Two-Pronged Approach Brings Hope for Bowel Cancer Treatment
1 March 2011 – ICR scientists have discovered that blocking two cell DNA repair routes at once could provide a completely new way to treat bowel cancer and potentially other cancers.
The team blocked the action of a protein called PINK1 in bowel cancer cells in the laboratory. PINK1 helps protect cells from DNA damage and blocking it caused an increase in DNA damage.
In healthy cells, this is repaired by proteins called MLH1 or MSH2 – which fix DNA damage. But cancer cells often have faults in MLH1 or MSH2 and cannot repair these faults. The accumulative effect of losing both the PINK1 and MLH1 and MSH2 proteins causes DNA mistakes to build up to the point where the cancer cell dies.
This approach of blocking two pathways at once is known as synthetic lethality, which was first pioneered in cancer by the ICR’s Professor Alan Ashworth and is already used in a number of cancer drugs under development.
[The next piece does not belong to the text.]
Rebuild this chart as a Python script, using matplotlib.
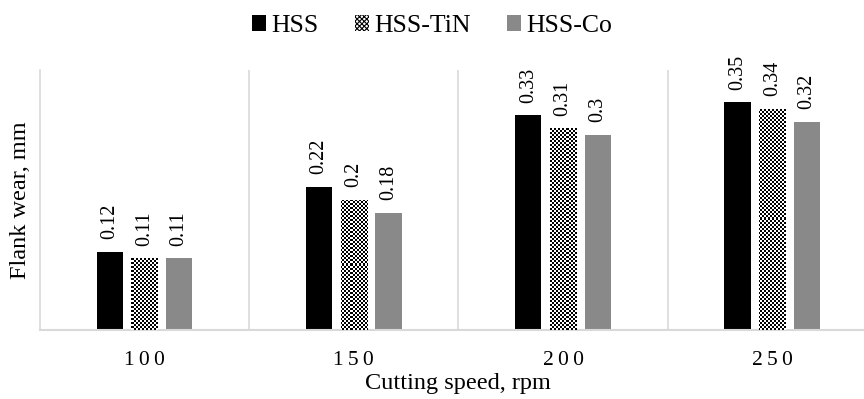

Faulty genes including MSH1 and MLH2 are found in the inherited condition Lynch Syndrome as well as non-inherited forms of bowel cancer. People with Lynch Syndrome have a significantly increased chance of developing bowel and other cancers.
Targeting PINK1 is not currently possible in patients. But developing drugs that can mimic these effects could provide new ways to treat bowel cancer patients who have faulty MLH1 or MSH2 genes.